In total, we were getting ~29k records only

  1. Then we reset the table, and tried Full-refresh - Overwrite:
    Case_full_refresh_overwrite.txt (62.6 KB)

So, same. Around ~29k

  1. Then, downgraded the version of the source connector to version 2.0.9, config Full-refresh - Overwrite:
    Case_version_2.0.9.txt (137.3 KB)

Now it looks correct: ~193.8k rows

And yes, I’ve checked the start_date in all of these trials and versions.

I am also seeing a lot of issues with recent Salesforce connectors.

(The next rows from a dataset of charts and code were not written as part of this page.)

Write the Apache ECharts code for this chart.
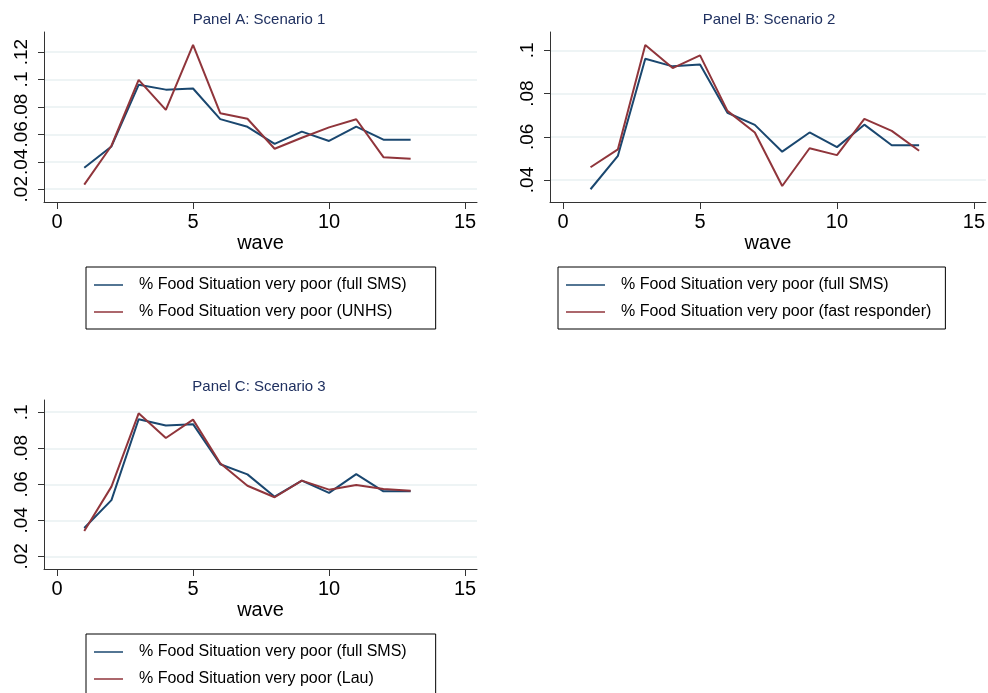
<!DOCTYPE html>
<html>
<head>
<meta charset="utf-8">
<title>Food situation by wave</title>
<script src="https://cdn.jsdelivr.net/npm/echarts@6/dist/echarts.min.js"></script>
<style>
  html, body { margin: 0; padding: 0; background: #ffffff; }
  #chart { width: 988px; height: 693px; }
</style>
</head>
<body>
<div id="chart"></div>
<script>
// Survey waves 1..13
var waves = [1, 2, 3, 4, 5, 6, 7, 8, 9, 10, 11, 12, 13];

// Share reporting a very poor food situation, full SMS sample (same in every panel)
var fullSms = [0.0357, 0.0512, 0.0961, 0.0926, 0.0934, 0.0711, 0.0655, 0.0531, 0.0620, 0.0552, 0.0656, 0.0561, 0.0561];
// Panel A comparison: UNHS weights
var unhs = [0.0234, 0.0517, 0.0997, 0.0778, 0.1253, 0.0754, 0.0714, 0.0495, 0.0575, 0.0651, 0.0710, 0.0434, 0.0422];
// Panel B comparison: fast responders
var fastResponder = [0.0459, 0.0542, 0.1025, 0.0918, 0.0977, 0.0720, 0.0620, 0.0372, 0.0547, 0.0515, 0.0683, 0.0627, 0.0535];
// Panel C comparison: Lau weights
var lau = [0.0341, 0.0587, 0.0994, 0.0857, 0.0959, 0.0717, 0.0592, 0.0528, 0.0620, 0.0570, 0.0596, 0.0574, 0.0564];

var panelTitles = ['Panel A: Scenario 1', 'Panel B: Scenario 2', 'Panel C: Scenario 3'];
var nameFull = '% Food Situation very poor (full SMS)';
var nameUnhs = '% Food Situation very poor (UNHS)';
var nameFast = '% Food Situation very poor (fast responder)';
var nameLau = '% Food Situation very poor (Lau)';

var xTicks = [0, 5, 10, 15];
var yTicksA = [0.02, 0.04, 0.06, 0.08, 0.10, 0.12];
var yTicksB = [0.04, 0.06, 0.08, 0.10];
var yTicksC = [0.02, 0.04, 0.06, 0.08, 0.10];

var NAVY = '#1a476f';
var MAROON = '#90353b';
var AXIS = '#333333';
var GRID = '#e8f0f2';
var FONT = '"Liberation Sans", Arial, Helvetica, sans-serif';

function pairs(ys) {
  return waves.map(function (w, i) { return [w, ys[i]]; });
}

function fmtY(v) {
  return String(+(+v).toFixed(2)).replace(/^0\./, '.');
}

function xAxisFor(gi) {
  return {
    type: 'value', gridIndex: gi, min: -0.48, max: 15.44,
    name: 'wave', nameLocation: 'middle', nameGap: 31,
    nameTextStyle: { fontFamily: FONT, fontSize: 20, color: '#000' },
    axisLine: { show: true, onZero: false, lineStyle: { color: AXIS, width: 1 } },
    axisTick: { show: true, length: 7, customValues: xTicks, lineStyle: { color: AXIS } },
    axisLabel: { customValues: xTicks, margin: 10, fontFamily: FONT, fontSize: 20, color: '#000' },
    splitLine: { show: false }
  };
}

function yAxisFor(gi, min, max, ticks) {
  return {
    type: 'value', gridIndex: gi, min: min, max: max,
    axisLine: { show: true, onZero: false, lineStyle: { color: AXIS, width: 1 } },
    axisTick: { show: true, length: 6, customValues: ticks, lineStyle: { color: AXIS } },
    axisLabel: { customValues: ticks, rotate: 90, margin: 13, fontFamily: FONT, fontSize: 19, color: '#000', formatter: fmtY },
    splitLine: { show: true, lineStyle: { color: GRID, width: 1.5 } }
  };
}

function lineSeries(name, ys, color, gi) {
  return {
    type: 'line', name: name, data: pairs(ys), xAxisIndex: gi, yAxisIndex: gi,
    showSymbol: false, symbol: 'none', silent: true,
    lineStyle: { color: color, width: 2 }, itemStyle: { color: color },
    z: color === MAROON ? 3 : 2
  };
}

function legendFor(left, top, names, iconW, padRight) {
  return {
    left: left, top: top, height: 120, orient: 'vertical', data: names,
    icon: 'rect', itemWidth: iconW, itemHeight: 1.5, itemGap: 11,
    padding: [10, padRight, 9, 8],
    borderColor: '#000', borderWidth: 1, backgroundColor: '#fff',
    selectedMode: false,
    textStyle: { fontFamily: FONT, fontSize: 16, color: '#000', padding: [0, 0, 0, 11] }
  };
}

var titleStyle = { fontFamily: FONT, fontSize: 15, fontWeight: 'normal', color: '#1f3060' };

var option = {
  animation: false,
  backgroundColor: '#ffffff',
  title: [
    { text: panelTitles[0], left: 259, top: 12, textAlign: 'center', textStyle: titleStyle, padding: 0 },
    { text: panelTitles[1], left: 769, top: 12, textAlign: 'center', textStyle: titleStyle, padding: 0 },
    { text: panelTitles[2], left: 259, top: 379, textAlign: 'center', textStyle: titleStyle, padding: 0 }
  ],
  grid: [
    { left: 44, top: 32, width: 433, height: 170 },
    { left: 550, top: 32, width: 438, height: 170 },
    { left: 44, top: 400, width: 433, height: 169 }
  ],
  xAxis: [xAxisFor(0), xAxisFor(1), xAxisFor(2)],
  yAxis: [
    yAxisFor(0, 0.0107, 0.1346, yTicksA),
    yAxisFor(1, 0.0298, 0.1085, yTicksB),
    yAxisFor(2, 0.01294, 0.1068, yTicksC)
  ],
  legend: [
    legendFor(86, 267, [nameFull, nameUnhs], 29, 29),
    legendFor(558, 267, [nameFull, nameFast], 39, 14),
    legendFor(86, 634, [nameFull, nameLau], 29, 29)
  ],
  series: [
    lineSeries(nameFull, fullSms, NAVY, 0),
    lineSeries(nameUnhs, unhs, MAROON, 0),
    lineSeries(nameFull, fullSms, NAVY, 1),
    lineSeries(nameFast, fastResponder, MAROON, 1),
    lineSeries(nameFull, fullSms, NAVY, 2),
    lineSeries(nameLau, lau, MAROON, 2)
  ]
};

var chart = echarts.init(document.getElementById('chart'), null, { renderer: 'canvas' });
chart.setOption(option);
</script>
</body>
</html>
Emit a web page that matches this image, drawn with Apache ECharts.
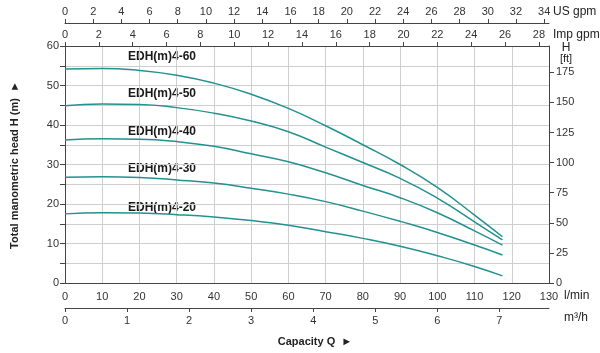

With 2.0.9 I’m seeing around 2% of records being duplicated once copied to our Postgres database. This seems like it could be related to Source Salesforce: creates duplicates after update · Issue #20471 · airbytehq/airbyte · GitHub

With the most recent connector, 2.0.12, we’re seeing many records go missing. Tables which should have ~1M+ records end up with ~200,000k records instead.